The Call of the Wild: A Tame Adventure

Americans like their films starring dogs heartwarming and without any real peril. Director Chris Sanders and screenwriter Michael Green deliver. The current film adaptation of Jack London’s The Call of the Wild tones down the brutality and harsh environment of the Yukon during the Kodiak gold rush. Many viewers will appreciate downplaying the grim treatment the sled dogs endured in London’s novel. Making the harsh environment of the Yukon a mere gorgeous backdrop tempers the impact of the ice and snow.
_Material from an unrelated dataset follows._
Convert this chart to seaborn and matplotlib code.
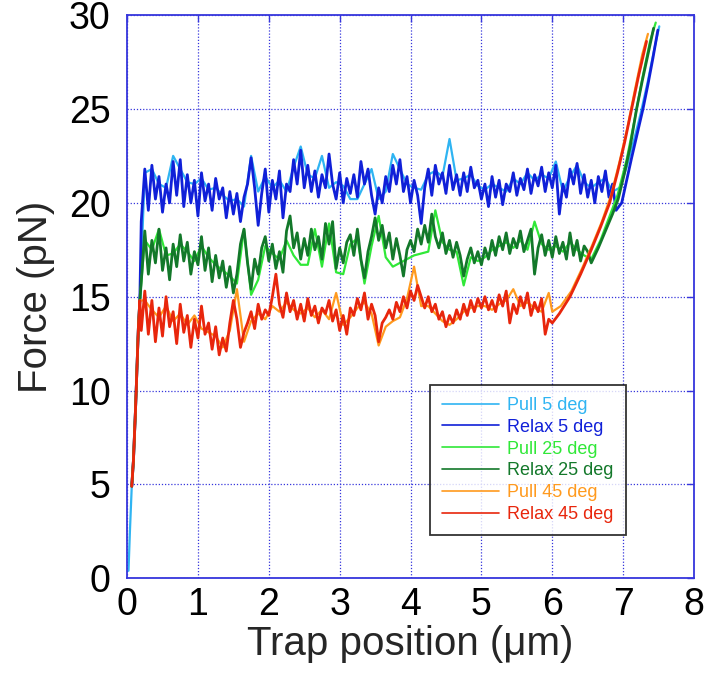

The Call of the Wild was filmed on location in the Yukon and British Columbia, Canada, and Janusz Kaminski’s cinematography tries to hold the film together. It’s not quite enough.

The Call of the Wild. Dir. Chris Sanders.

The Call of the Wild features Buck, a spoiled, ill-behaved 140-pound St. Bernard–Scotch Collie mix. He lives a life in California where he runs amok in town, and in the house, with no consequences. He’s a beloved member of a family who has no idea how to control him. He’s stolen and sold north due to the demand for sled dogs in the Yukon. The latest dog to play Buck is a CGI dog, to the delight of animal activists and the dismay of audiences. The overuse of CGI alternately anthropomorphizes the sled dogs or places them deep in the uncanny valley. It also undermines any connection to the dogs in the film, which diminishes any tension in the film. 

There’s bits of this film that are great. First Nations actor Cara Gee (Ojibway) plays Francoise, the First Nations wife of Perrault (Omar Sy). Francoise and Perrault are mail carriers who end up with Buck on their dog sled. Harrison Ford plays curmudgeon John Thornton with real emotional depth, thanks to a believable backstory, and enough action to remind viewers that he’s still got it. He grudgingly adopts Buck.

The Call of the Wild. Dir. Chris Sanders.

Perhaps it’s the attempt to give a dog motivations and a character arc humans can understand that causes the film to fall apart once he’s done delivering the mail. Perhaps it’s the diluted source material. The villain (Legion’s Dan Stevens), for example, is reminiscent of a silent film mustache-twirling scoundrel. The manifestation of Buck’s personal call of the wild reminds one of a Patronus from Harry Potter and not a primal connection to his ancestors. Buck appears to have a magical gift of sensing Thornton’s pain and then healing it. 

Ultimately, this critic could not connect with the story. It may sound pretentious but we’re here for the story. I felt nothing but a mild appreciation for the landscape while watching this film. Viewers that want a vanilla family movie will enjoy this film. There’s no real conflict in the story. Nothing truly awful happens. And then nothing truly great happens. The film stays solidly in its PG rating. Maybe that’s the problem.